It is Memorial Day. The headline story in the Seattle Times paper this morning is entitled “Science curriculum debate moves to School Board vote.” The piece uses an 8th-grade teacher explaining mutation as an example of the Amplify Science program which the vote is about. I think we can all surmise which side of the ID debate this program is on.
“ID is not science and therefore cannot be taught in schools” is a response virtually all our friends give, including the theists, when this subject is being discussed.
The arguments “irreducible complexity,” “where does the information come from,” coherence, causal circularity (a new argument?) do not confront the “not science” argument directly.
But the realization that machines depend upon logical functionality as a minimum, (it could be a higher level, e.g., neural network, abstract or supreme levels), that logic is a form (the lowest) of intelligence, and that life depends upon machines in each cell, we have the argument that life itself is not all science; it is science plus intelligence!
And the argument does not end there. We can show, several ways, that natural causes cannot create machines:
- Machines must have logical functionality – natural causes do not have any mechanism to deal with logical causes – the means to do so requires manipulation of matter/energy to and the ability to deal with and act upon the information.
- All machines require matter that is held in a state of unstable or off equilibrium while the machine is running, which is a violation of the 2nd law for non-intelligently altered matter/energy.
- Machines with the help of added energy (logical functionality consumes energy) can both increase free energy and reduce entropy at the same time which also is a violation of the 2nd law for non-intelligently altered matter/energy.
- Machines require configurations of matter/energy that natural causes cannot create because they require intelligent work – something only machines can do (causal circularity). Note: this point requires explanation, which, of course, we (EWG) will be more than happy to provide.
Since machines depend upon embedded intelligence, we can add to the argument “where did the information come from” the argument “where did the information come from?”
Since we can show why all machines require logical functionality, there is a method to falsify the claim that natural causes can perform the work of a machine, that is: demonstrate natural causes performing logical functionality.
I believe the machine argument is the best in the ID quiver. It is different and more powerful. It directly ties intelligence to life. It provides new, better arguments about why natural causes cannot create life. It is falsifiable. This is an engineering orientated argument that is right down our alley.

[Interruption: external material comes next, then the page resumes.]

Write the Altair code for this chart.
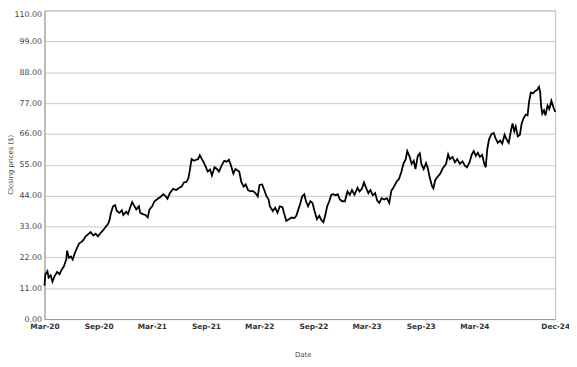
import altair as alt
import pandas as pd

dates = [
    "2020-03-01", "2020-03-04", "2020-03-11", "2020-03-15", "2020-03-22", "2020-03-28",
    "2020-04-04", "2020-04-13", "2020-04-21", "2020-04-29", "2020-05-06", "2020-05-14",
    "2020-05-17", "2020-05-23", "2020-05-30", "2020-06-05", "2020-06-12", "2020-06-19",
    "2020-06-27", "2020-07-05", "2020-07-12", "2020-07-19", "2020-07-27", "2020-08-05",
    "2020-08-14", "2020-08-22", "2020-08-30", "2020-09-07", "2020-09-16", "2020-09-24",
    "2020-10-03", "2020-10-08", "2020-10-13", "2020-10-20", "2020-10-27", "2020-11-02",
    "2020-11-11", "2020-11-19", "2020-11-24", "2020-12-04", "2020-12-10", "2020-12-17",
    "2020-12-24", "2021-01-07", "2021-01-16", "2021-01-20", "2021-01-29", "2021-02-07",
    "2021-02-15", "2021-02-21", "2021-03-02", "2021-03-10", "2021-03-21", "2021-04-01",
    "2021-04-09", "2021-04-17", "2021-04-23", "2021-05-01", "2021-05-12", "2021-05-23",
    "2021-06-02", "2021-06-10", "2021-06-18", "2021-06-26", "2021-07-03", "2021-07-07",
    "2021-07-14", "2021-07-22", "2021-07-30", "2021-08-05", "2021-08-11", "2021-08-18",
    "2021-08-24", "2021-09-01", "2021-09-07", "2021-09-15", "2021-09-21", "2021-09-30",
    "2021-10-08", "2021-10-15", "2021-10-24", "2021-11-02", "2021-11-10", "2021-11-18",
    "2021-11-25", "2021-12-03", "2021-12-10", "2021-12-23", "2021-12-30", "2022-01-07",
    "2022-01-14", "2022-01-22", "2022-01-30", "2022-02-07", "2022-02-16", "2022-02-24",
    "2022-03-02", "2022-03-11", "2022-03-18", "2022-03-26", "2022-04-02", "2022-04-06",
    "2022-04-16", "2022-04-24", "2022-05-02", "2022-05-10", "2022-05-19", "2022-05-24",
    "2022-06-01", "2022-06-10", "2022-06-19", "2022-06-28", "2022-07-05", "2022-07-12",
    "2022-07-19", "2022-07-25", "2022-08-01", "2022-08-07", "2022-08-14", "2022-08-22",
    "2022-08-29", "2022-09-05", "2022-09-13", "2022-09-21", "2022-09-28", "2022-10-05",
    "2022-10-11", "2022-10-18", "2022-10-25", "2022-11-01", "2022-11-08", "2022-11-16",
    "2022-11-23", "2022-11-30", "2022-12-08", "2022-12-17", "2022-12-26", "2023-01-03",
    "2023-01-10", "2023-01-19", "2023-01-29", "2023-02-05", "2023-02-13", "2023-02-20",
    "2023-02-28", "2023-03-07", "2023-03-14", "2023-03-22", "2023-03-30", "2023-04-06",
    "2023-04-13", "2023-04-21", "2023-04-30", "2023-05-09", "2023-05-17", "2023-05-24",
    "2023-06-02", "2023-06-12", "2023-06-19", "2023-06-27", "2023-07-04", "2023-07-12",
    "2023-07-17", "2023-07-25", "2023-08-01", "2023-08-08", "2023-08-14", "2023-08-22",
    "2023-08-29", "2023-09-03", "2023-09-11", "2023-09-19", "2023-09-25", "2023-10-01",
    "2023-10-09", "2023-10-14", "2023-10-20", "2023-10-28", "2023-11-06", "2023-11-15",
    "2023-11-26", "2023-12-03", "2023-12-09", "2023-12-18", "2023-12-26", "2024-01-03",
    "2024-01-12", "2024-01-21", "2024-01-29", "2024-02-05", "2024-02-14", "2024-02-21",
    "2024-02-28", "2024-03-06", "2024-03-13", "2024-03-20", "2024-03-28", "2024-04-04",
    "2024-04-09", "2024-04-14", "2024-04-20", "2024-04-28", "2024-05-06", "2024-05-12",
    "2024-05-20", "2024-05-28", "2024-06-04", "2024-06-12", "2024-06-19", "2024-06-26",
    "2024-07-04", "2024-07-09", "2024-07-15", "2024-07-20", "2024-07-27", "2024-08-03",
    "2024-08-09", "2024-08-16", "2024-08-23", "2024-08-29", "2024-09-03", "2024-09-09",
    "2024-09-17", "2024-09-24", "2024-09-30", "2024-10-07", "2024-10-11", "2024-10-14",
    "2024-10-18", "2024-10-24", "2024-10-29", "2024-11-05", "2024-11-11", "2024-11-18",
    "2024-11-25", "2024-12-01",
]

prices = [
    11.9, 16.0, 17.1, 14.8, 15.6, 13.3,
    15.2, 16.8, 16.0, 17.7, 18.8, 21.2,
    24.4, 21.8, 22.3, 21.2, 23.5, 25.2,
    27.0, 27.5, 28.3, 29.5, 30.2, 31.0,
    29.8, 30.4, 29.5, 30.6, 31.6, 32.7,
    33.9, 35.3, 37.9, 40.2, 40.6, 38.5,
    37.9, 38.8, 37.1, 38.3, 37.4, 39.7,
    41.7, 39.1, 40.2, 37.9, 37.4, 37.1,
    36.2, 39.1, 40.2, 42.0, 42.9, 43.7,
    44.5, 43.7, 42.9, 44.9, 46.4, 46.0,
    46.8, 47.2, 48.7, 48.9, 50.1, 52.4,
    57.0, 56.4, 56.8, 57.0, 58.4, 57.0,
    55.9, 54.1, 52.6, 53.3, 51.2, 54.1,
    53.5, 52.6, 54.7, 56.4, 56.1, 56.8,
    54.7, 51.8, 53.5, 52.6, 48.9, 47.2,
    48.0, 46.0, 45.5, 45.7, 44.9, 43.7,
    47.8, 48.0, 46.0, 43.7, 42.6, 40.2,
    38.5, 39.7, 37.9, 40.2, 39.9, 37.9,
    35.0, 35.6, 36.2, 36.0, 36.8, 39.1,
    41.4, 43.7, 44.5, 42.0, 40.2, 42.0,
    41.4, 38.5, 35.6, 36.8, 35.3, 34.5,
    36.8, 40.2, 42.0, 44.3, 44.5, 44.1,
    44.5, 42.6, 42.0, 42.0, 45.5, 44.3,
    46.0, 44.3, 46.8, 45.5, 46.4, 48.7,
    46.6, 44.9, 46.0, 44.1, 44.9, 42.2,
    41.4, 43.1, 42.6, 43.1, 41.4, 45.7,
    47.2, 49.2, 49.9, 52.4, 55.3, 57.0,
    59.9, 57.9, 55.3, 56.4, 53.5, 58.2,
    59.1, 55.3, 53.5, 55.6, 53.8, 50.7,
    47.5, 46.6, 49.5, 50.7, 51.8, 53.8,
    55.3, 58.7, 57.0, 57.8, 55.9, 57.0,
    55.3, 56.2, 54.7, 54.1, 55.9, 58.5,
    59.9, 58.2, 59.3, 57.8, 58.5, 55.3,
    54.1, 60.5, 64.0, 65.9, 66.3, 64.5,
    62.8, 63.6, 62.5, 65.7, 64.0, 62.8,
    67.4, 69.7, 66.9, 68.6, 65.1, 65.7,
    69.7, 71.7, 72.9, 72.6, 77.3, 80.7,
    80.5, 81.3, 81.6, 82.8, 80.9, 76.1,
    73.2, 74.4, 72.6, 76.1, 74.9, 77.8,
    75.5, 73.8,
]

tick_dates = [(2020, 3), (2020, 9), (2021, 3), (2021, 9), (2022, 3), (2022, 9),
              (2023, 3), (2023, 9), (2024, 3), (2024, 12)]
y_ticks = [0, 11, 22, 33, 44, 55, 66, 77, 88, 99, 110]

df = pd.DataFrame({"Date": dates, "Price": prices})

FONT = "DejaVu Sans"

chart = (
    alt.Chart(df)
    .mark_line(color="#000000", strokeWidth=1.8, interpolate="linear")
    .encode(
        x=alt.X(
            "Date:T",
            scale=alt.Scale(
                type="utc",
                domain=[alt.DateTime(year=2020, month=3, date=1, utc=True),
                        alt.DateTime(year=2024, month=12, date=1, utc=True)],
                nice=False,
            ),
            axis=alt.Axis(
                title="Date",
                values=[alt.DateTime(year=y, month=m, date=1, utc=True) for y, m in tick_dates],
                format="%b-%y",
                grid=False,
                ticks=False,
                labelFont=FONT,
                labelFontSize=7.5,
                labelFontWeight="bold",
                labelColor="#333333",
                labelPadding=4,
                labelOverlap=False,
                labelFlush=False,
                domainColor="#999999",
                titleFont=FONT,
                titleFontSize=7,
                titleFontWeight="normal",
                titleColor="#444444",
                titleX=262,
                titleY=38,
                titleBaseline="alphabetic",
                titleAlign="center",
            ),
        ),
        y=alt.Y(
            "Price:Q",
            scale=alt.Scale(domain=[0, 110], nice=False, zero=True),
            axis=alt.Axis(
                title="Closing prices ($)",
                values=y_ticks,
                format=".2f",
                grid=True,
                gridColor="#c8c8c8",
                gridWidth=1,
                ticks=False,
                labelFont=FONT,
                labelFontSize=8,
                labelColor="#444444",
                labelPadding=3,
                labelFlush=False,
                labelBaseline=alt.condition("datum.value >= 110", alt.value("top"), alt.value("middle")),
                domainColor="#999999",
                titleFont=FONT,
                titleFontSize=7,
                titleFontWeight="normal",
                titleColor="#444444",
                titleAngle=270,
                titleX=-34,
                titleY=156,
                titleAlign="center",
                titleBaseline="middle",
            ),
        ),
    )
    .properties(
        width=518,
        height=313,
        autosize=alt.AutoSizeParams(type="none"),
        padding={"left": 37, "top": 0, "right": 14, "bottom": 38},
    )
    .configure_view(stroke="#bbbbbb", strokeWidth=1)
)

chart.save("out.html", embed_options={"renderer": "svg", "actions": False})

I also think there is an impressive way to illustrate and teach some of the principles involved with the machine-life connection. An egg is a two-way metaphor for life; Christian/Easter, and the chicken-egg conundrum. The idea is to design a machine inside the egg that, when running keeps the egg balanced on an end (unstable equilibrium), tilts (away from equilibrium) when the egg is “sick” and falls over on its side when “dead” (equilibrium). Imagine ID talks starting with the speaker setting the “ID egg” on the podium and in classrooms when the teacher is teaching biology. I’m working on it.